Publishers: Artez Press, Premsela, Dutch Platform for Design and Fashion, and d’Jonge Hond Publishers.

Lecture
Hybrid Space Lab (Frans Vogelaar and Elizabeth Sikiardi) of whom Vogelaar explores the future and meaning of Hybrid Space, while Sikiardi gives her vision on the future of virtuality based on the statement ‘Beyond the You-topia’.
‘Hybrid Space’ consists of a collaboration of architects, urbanists, designers and media artists with soft- and hardware engineers. Together they develop projects for combined analog and digital urban, architectural, design and media spaces. In this way creating a new multidisciplinary field combining all new possibilities the virtual world has to offer.

 Jules Cocke is co-founder and director of Squint/Opera, often awarded architectural film studio, which films are so beautifully convincing, you sometimes wonder if the future might not be a bit disappointing once you get there. He tells about his profession in which visualizing a possible future is central.

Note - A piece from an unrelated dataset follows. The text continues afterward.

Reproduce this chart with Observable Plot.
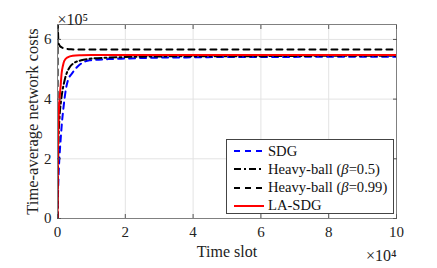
<!DOCTYPE html>
<html>
<head>
<meta charset="utf-8">
<script src="https://cdn.jsdelivr.net/npm/d3@7"></script>
<script src="https://cdn.jsdelivr.net/npm/@observablehq/plot@0.6"></script>
<style>
  body { margin: 0; background: #fff; }
  #wrap { position: relative; width: 437px; height: 268px; font-family: "Liberation Serif", "Times New Roman", Times, serif; }
  #wrap svg text { font-family: "Liberation Serif", "Times New Roman", Times, serif; }
  #legend { position: absolute; left: 226px; top: 139px; width: 166px; height: 73px; background: #fff; border: 1px solid #444; font-size: 14.6px; color: #111; }
  .row { position: absolute; left: 0; height: 18px; display: flex; align-items: center; white-space: nowrap; }
  .row svg { margin-left: 7px; margin-right: 4px; }
</style>
</head>
<body>
<div id="wrap"></div>
<script>
// x in units of 1e4 time slots, y in units of 1e5
const xTicks = [0, 2, 4, 6, 8, 10];
const yTicks = [0, 2, 4, 6];
const seriesNames = ["SDG", "Heavy-ball (β=0.5)", "Heavy-ball (β=0.99)", "LA-SDG"];

const sdgX = [0, 0.01, 0.03, 0.06, 0.09, 0.13, 0.18, 0.25, 0.3, 0.44, 0.65, 0.95, 1.5, 2, 3, 4, 5, 6, 8, 10];
const sdgY = [0, 0.6, 1.4, 2.1, 2.6, 3.2, 3.75, 4.35, 4.6, 4.88, 5.15, 5.3, 5.34, 5.36, 5.39, 5.40, 5.41, 5.41, 5.42, 5.42];

const hb05X = [0, 0.01, 0.03, 0.06, 0.1, 0.15, 0.2, 0.25, 0.35, 0.5, 0.7, 0.95, 1.5, 2, 3, 4, 6, 8, 10];
const hb05Y = [0, 1.2, 2.6, 3.4, 3.9, 4.3, 4.58, 4.8, 5.05, 5.22, 5.3, 5.35, 5.39, 5.41, 5.43, 5.44, 5.44, 5.45, 5.45];

const hb099X = [0, 0.005, 0.01, 0.02, 0.03, 0.06, 0.1, 0.24, 0.4, 0.7, 1, 2, 4, 6, 8, 10];
const hb099Y = [0, 6.8, 6.5, 6.1, 5.88, 5.8, 5.75, 5.69, 5.67, 5.66, 5.66, 5.66, 5.66, 5.66, 5.66, 5.66];

const lasdgX = [0, 0.01, 0.03, 0.06, 0.09, 0.12, 0.16, 0.2, 0.3, 0.45, 0.7, 1, 2, 4, 6, 8, 10];
const lasdgY = [0, 2.1, 3.3, 4.0, 4.4, 4.85, 5.12, 5.28, 5.4, 5.45, 5.47, 5.48, 5.48, 5.48, 5.48, 5.48, 5.48];

const styles = [
  {stroke: "#0000ff", dash: "6,5"},
  {stroke: "#000000", dash: "7,3,2,3"},
  {stroke: "#000000", dash: "6,5"},
  {stroke: "#ff0000", dash: null}
];
const xs = [sdgX, hb05X, hb099X, lasdgX];
const ys = [sdgY, hb05Y, hb099Y, lasdgY];
const tables = xs.map((xa, i) => xa.map((x, j) => ({x, y: ys[i][j]})));

const lineMarks = tables.map((t, i) => Plot.line(t, {
  x: "x", y: "y", stroke: styles[i].stroke, strokeWidth: 2,
  strokeDasharray: styles[i].dash, curve: "monotone-x", clip: true
}));

const font = "'Liberation Serif', 'Times New Roman', Times, serif";
const chart = Plot.plot({
  width: 437, height: 268,
  marginLeft: 57, marginRight: 41, marginTop: 24, marginBottom: 50,
  style: {fontFamily: font, fontSize: "14px", background: "#fff", color: "#222"},
  x: {domain: [0, 10]},
  y: {domain: [0, 6.5]},
  marks: [
    Plot.gridX(xTicks, {stroke: "#e3e3e3", strokeOpacity: 1}),
    Plot.gridY(yTicks, {stroke: "#e3e3e3", strokeOpacity: 1}),
    ...lineMarks,
    Plot.frame({stroke: "#808080"}),
    Plot.axisX(xTicks, {anchor: "bottom", tickSize: -4, tickPadding: 12, label: null, fontSize: 15, stroke: "#555", fill: "#222"}),
    Plot.axisX(xTicks, {anchor: "top", tickSize: -4, tickFormat: () => "", label: null, stroke: "#555"}),
    Plot.axisY(yTicks, {anchor: "left", tickSize: -4, tickPadding: 10, label: null, fontSize: 15, stroke: "#555", fill: "#222"}),
    Plot.axisY(yTicks, {anchor: "right", tickSize: -4, tickFormat: () => "", label: null, stroke: "#555"}),
    Plot.text(["Time slot"], {frameAnchor: "bottom", dy: 38, fontSize: 16, fill: "#222"}),
    Plot.text(["Time-average network costs"], {frameAnchor: "left", textAnchor: "middle", rotate: -90, dx: -25, fontSize: 16.5, fill: "#222"}),
    Plot.text(["×10⁵"], {frameAnchor: "top-left", textAnchor: "start", dy: -11, dx: 0, fontSize: 16, fill: "#222"}),
    Plot.text(["×10⁴"], {frameAnchor: "bottom-right", textAnchor: "end", dy: 42, dx: 0, fontSize: 16, fill: "#222"})
  ]
});

const wrap = document.getElementById("wrap");
wrap.appendChild(chart);

const legend = document.createElement("div");
legend.id = "legend";
seriesNames.forEach((name, i) => {
  const row = document.createElement("div");
  row.className = "row";
  row.style.top = (2 + i * 18.3) + "px";
  const dash = styles[i].dash ? `stroke-dasharray="${styles[i].dash}"` : "";
  const label = name.replace("β", "<i>β</i>");
  row.innerHTML = `<svg width="30" height="6"><line x1="0" y1="3" x2="30" y2="3" stroke="${styles[i].stroke}" stroke-width="2" ${dash}/></svg><span>${label}</span>`;
  legend.appendChild(row);
});
wrap.appendChild(legend);
</script>
</body>
</html>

Rinus van den Berg works as an Architectural & Industrial designer at the DSM Material Science Center. Van den Berg sketches the future and new applications of the 3D printer during Club Real.

Why are virtual spaces and presentations always so anaemic? That is the question central to the column Eric Kluitenberg, media specialist connected to culture and politics center De Balie, writes for Club Real #4.

How virtual is our future?
At this last Club Real evening five personal visions on the reality of a real virtual future.